Thanks for sharing this! I didn’t know about these terms before. Every consider writing a blog post/tutorial on your knowledge of human speech in spectrograms? This is much more digestible than most of what’s out there
Thanks for your effort in sharing the link- am kind of comfortable with most of the theoretical aspects of STFT/FFT/MelScale etc.. but when i look at the spectrogram i still feel am missing something.
When i look at the spectrogram i want to know how clear is the quality of the speech in the audio - is there background noise - Is there a reverb - Is there a loss anywhere - I have a feeling that these are possible to be learnt from analyzing spectrograms but not sure how to do it. Hence the question.
Look for clear and distinct frequency bands corresponding to the vocal range of human speech (generally around 100 Hz to 8 kHz).
If the frequency bands are well defined and distinct then the speech is likely clear and intelligible.
If the frequency bands are blurred or fuzzy then the speech may be muffled or distorted.
Note that speech like any audio source consists of multiple frequencies, a fundamental frequency and its harmonics.
Background noise can be identified as distinct frequency bands that are not part of the vocal range of human speech.
E.g. if you see lots of bright lines below or above the human vocal range then there's lots of background noise.
Especially lower frequencies can have a big impact on the perceived clarity of a recording whereas high frequencies come of as being more annoying.
Noise within the frequency range of human speech is harder to spot and you should always use your ears to decide whether it's noise or not.
You can also use a spectrogram to check for plosives (e.g. "s" "k" "t" sounds) as they also can make a recording sound bad/harsh.
Unfortunately I think the answer is “we don’t know” we have loads of techniques (ex: band pass filter) and hypotheses (ex: harmonic frequencies and timbre) but we haven’t been able to implement them perfectly which seems to be why deep learning has worked so well.
Personally I hypothesize that the reason it’s so hard is that the sources are intermixed sharing frequencies so isolating to certain frequencies doesn’t isolate a speaker. We’d need something like beam forming to know how much amplitude of each frequency to extract.

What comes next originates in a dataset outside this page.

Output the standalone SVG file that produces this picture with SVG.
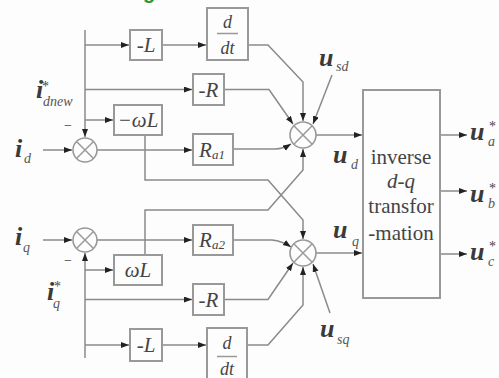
<svg xmlns="http://www.w3.org/2000/svg" width="499" height="378" viewBox="0 0 499 378" font-family="Liberation Serif, Times New Roman, DejaVu Serif, serif">
<defs>
<marker id="ah" markerUnits="userSpaceOnUse" markerWidth="9" markerHeight="7" refX="8" refY="3" orient="auto">
<path d="M0,0 L8,3 L0,6 z" fill="#222"/>
</marker>
<style>
.ar{fill:none;stroke:#8a8a8a;stroke-width:1.5;marker-end:url(#ah)}
.bx{fill:#fdfdfd;stroke:#999;stroke-width:2}
.sj{fill:#fdfdfd;stroke:#999;stroke-width:1.6}
.sx{stroke:#999;stroke-width:1.5}
.bl{font-style:italic;font-size:21px;fill:#444;text-anchor:middle}
.fr{font-style:italic;font-size:18px;fill:#444;text-anchor:middle}
.tx{font-size:21px;fill:#444;text-anchor:middle}
.lb{font-style:italic;font-weight:bold;font-size:26px;fill:#3a3a3a}
.sb{font-style:italic;font-size:14px;fill:#555}
.st{font-size:14px;fill:#444}
</style>
</defs>
<rect width="499" height="378" fill="#fdfdfd"/>
<text x="143" y="-1" font-family="Liberation Sans, Arial, sans-serif" font-weight="bold" font-size="20" fill="#1a9a3a">g</text>

<g id="connectors">
<path class="ar" d="M43,150 L72,150"/>
<path class="ar" d="M85,30 L85,137"/>
<path class="ar" d="M85,45 L129,45"/>
<path class="ar" d="M85,89.5 L192,89.5"/>
<path class="ar" d="M85,120 L113,120"/>
<path class="ar" d="M162,45 L206,45"/>
<path class="ar" d="M97,150 L192,150"/>
<path class="ar" d="M248,45 L268,45 L303,82 L303,121"/>
<path class="ar" d="M224,89.5 L269,89.5 L293,124"/>
<path class="ar" d="M233,149 L275,149 Q283,149 291,144"/>
<path class="ar" d="M332,75 L313,124"/>
<path class="ar" d="M316,135 L362,135"/>
<path class="ar" d="M145,135 L145,180 L268,180 L303,220 L303,239"/>
<path class="ar" d="M145,255 L145,210 L268,210 L303,170 L303,149"/>
<path class="ar" d="M43,240 L72,240"/>
<path class="ar" d="M85,358 L85,253"/>
<path class="ar" d="M85,270 L113,270"/>
<path class="ar" d="M85,299.5 L192,299.5"/>
<path class="ar" d="M85,345 L129,345"/>
<path class="ar" d="M162,345 L206,345"/>
<path class="ar" d="M97,240 L192,240"/>
<path class="ar" d="M233,240 L272,240 Q282,241 291,247"/>
<path class="ar" d="M224,299.5 L268,299.5 L293,263"/>
<path class="ar" d="M247,345 L268,345 L303,305 L303,267"/>
<path class="ar" d="M330,313 L313,264"/>
<path class="ar" d="M316,253 L362,253"/>
<path class="ar" d="M440,135 L467,135"/>
<path class="ar" d="M440,191 L467,191"/>
<path class="ar" d="M440,254 L467,254"/>
</g>

<g id="sum_d_in">
<circle class="sj" cx="85" cy="150" r="12"/>
<path class="sx" d="M76.5,141.5 L93.5,158.5 M93.5,141.5 L76.5,158.5"/>
</g>
<g id="sum_q_in">
<circle class="sj" cx="85" cy="240" r="12"/>
<path class="sx" d="M76.5,231.5 L93.5,248.5 M93.5,231.5 L76.5,248.5"/>
</g>
<g id="sum_d_out">
<circle class="sj" cx="303" cy="135" r="13"/>
<path class="sx" d="M293.8,125.8 L312.2,144.2 M312.2,125.8 L293.8,144.2"/>
</g>
<g id="sum_q_out">
<circle class="sj" cx="303" cy="253" r="13"/>
<path class="sx" d="M293.8,243.8 L312.2,262.2 M312.2,243.8 L293.8,262.2"/>
</g>

<g id="L_d"><rect class="bx" x="130" y="30" width="32" height="30"/><text class="bl" x="146" y="52">-L</text></g>
<g id="ddt_d"><rect class="bx" x="207" y="8" width="41" height="52"/><text class="fr" x="227.5" y="28">d</text><path class="sx" d="M217,33.5 L238,33.5"/><text class="fr" x="227.5" y="54">dt</text></g>
<g id="R_d"><rect class="bx" x="193" y="74" width="31" height="31"/><text class="bl" x="208.5" y="97">-R</text></g>
<g id="wL_d"><rect class="bx" x="114" y="105" width="48" height="30"/><text class="bl" x="138" y="127">−ωL</text></g>
<g id="Ra1"><rect class="bx" x="193" y="134" width="40" height="31"/><text class="bl" x="212" y="157">R<tspan font-size="13" dy="2">a1</tspan></text></g>

<g id="Ra2"><rect class="bx" x="193" y="225" width="40" height="30"/><text class="bl" x="212" y="247">R<tspan font-size="13" dy="2">a2</tspan></text></g>
<g id="wL_q"><rect class="bx" x="114" y="255" width="48" height="30"/><text class="bl" x="138" y="277">ωL</text></g>
<g id="R_q"><rect class="bx" x="193" y="284" width="31" height="31"/><text class="bl" x="208.5" y="307">-R</text></g>
<g id="L_q"><rect class="bx" x="130" y="329" width="32" height="32"/><text class="bl" x="146" y="352">-L</text></g>
<g id="ddt_q"><rect class="bx" x="207" y="328" width="40" height="54"/><text class="fr" x="227" y="349">d</text><path class="sx" d="M217,356.5 L237,356.5"/><text class="fr" x="227" y="375">dt</text></g>

<g id="inv_dq">
<rect class="bx" x="363" y="90" width="77" height="208"/>
<text class="tx" x="401" y="164">inverse</text>
<text class="tx" x="401" y="188" font-style="italic">d-q</text>
<text class="tx" x="401" y="213">transfor</text>
<text class="tx" x="401" y="240">-mation</text>
</g>

<g id="labels">
<text class="lb" x="15" y="157">i</text><text class="sb" x="24" y="163">d</text>
<text class="lb" x="36" y="98">i</text><text class="st" x="42" y="91">*</text><text class="sb" x="43" y="106">dnew</text>
<text class="st" x="64" y="130">−</text>
<text class="lb" x="15" y="245">i</text><text class="sb" x="23" y="252">q</text>
<text class="st" x="64" y="265">−</text>
<text class="lb" x="47" y="300">i</text><text class="st" x="54" y="291">*</text><text class="sb" x="53" y="308">q</text>
<text class="lb" x="319" y="66">u</text><text class="sb" x="336" y="71">sd</text>
<text class="lb" x="333" y="163">u</text><text class="sb" x="351" y="169">d</text>
<text class="lb" x="333" y="238">u</text><text class="sb" x="352" y="246">q</text>
<text class="lb" x="320" y="337">u</text><text class="sb" x="337" y="344">sq</text>
<text class="lb" x="470" y="140">u</text><text class="st" x="489" y="131">*</text><text class="sb" x="488" y="146">a</text>
<text class="lb" x="470" y="202">u</text><text class="st" x="489" y="193">*</text><text class="sb" x="488" y="208">b</text>
<text class="lb" x="470" y="260">u</text><text class="st" x="489" y="251">*</text><text class="sb" x="488" y="266">c</text>
</g>
</svg>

I’d also hypothesize that humans, while able to focus on a directional source, also cannot “extract” clean signal either (imagine someone talking while a pan crashes on the floor - it completely drowns out what the person said)
Speech is pretty well understood - there are two complementary aspects to it, speech production (synthesis) and speech recognition (via the changing frequency components as show up in the spectrogram).
When we recognize speech is almost as if we're hearing the way the speaker is articulating words, since what we're recognizing is the changing resonant frequencies ("formants") of the vocal tract corresponding to articulation, as well as other articulation clues such as the sudden energy onset of plosives or high frequencies of fricatives (see my other post in this topic for a bit more info).
High quality (that is, highly intelligible) speech synthesis has been available for a long time based on this understanding of speech production/recognition. One of the earliest speech synthesizers was the DECTalk (from Digital Equipment) introduced in 1984 - a formant-based synthesizer based on the work of linguist Denis Klatt.
The fact that most of the information in speech comes from the formants can be proved by generating synthetic formant-only speech just consisting of sine waves at the changing formant frequencies. It doesn't sound at all natural, but nonetheless very easy to recognize.
The starting point for human speech recognition is similar to a spectrogram - it's a frequency analysis (cf FFT) done by the ear via the varying length hairs in the inner ear vibrating according to the frequencies present, therefore picking up the dominant formant frequencies.
Agreed theoretically however if I gave you two spectrograms, would you be able to tell which one is clear speech and which one is garbled? I’d bet we’d be able to come up with one that wouldn’t pass the sniff test.
If you know of any implementations that can look at a spectrogram and say “hey there’s peaks at 150hz, 220hz and 300hz with standard deviations of 5hz, 7hz, and 10hz, decreasing in frequency over time thus this is a deep voice saying ‘ay’” and get it right every time I’d be really interested in seeing it (besides neural networks)
Maybe an expert linguist (not me) could do a pretty good job of distinguishing noisy speech in most cases, but a neural net should certainly be able to be super-human as this.
Some sources of noise like the constant background hum (e.g. computer fan) are easy to spot though.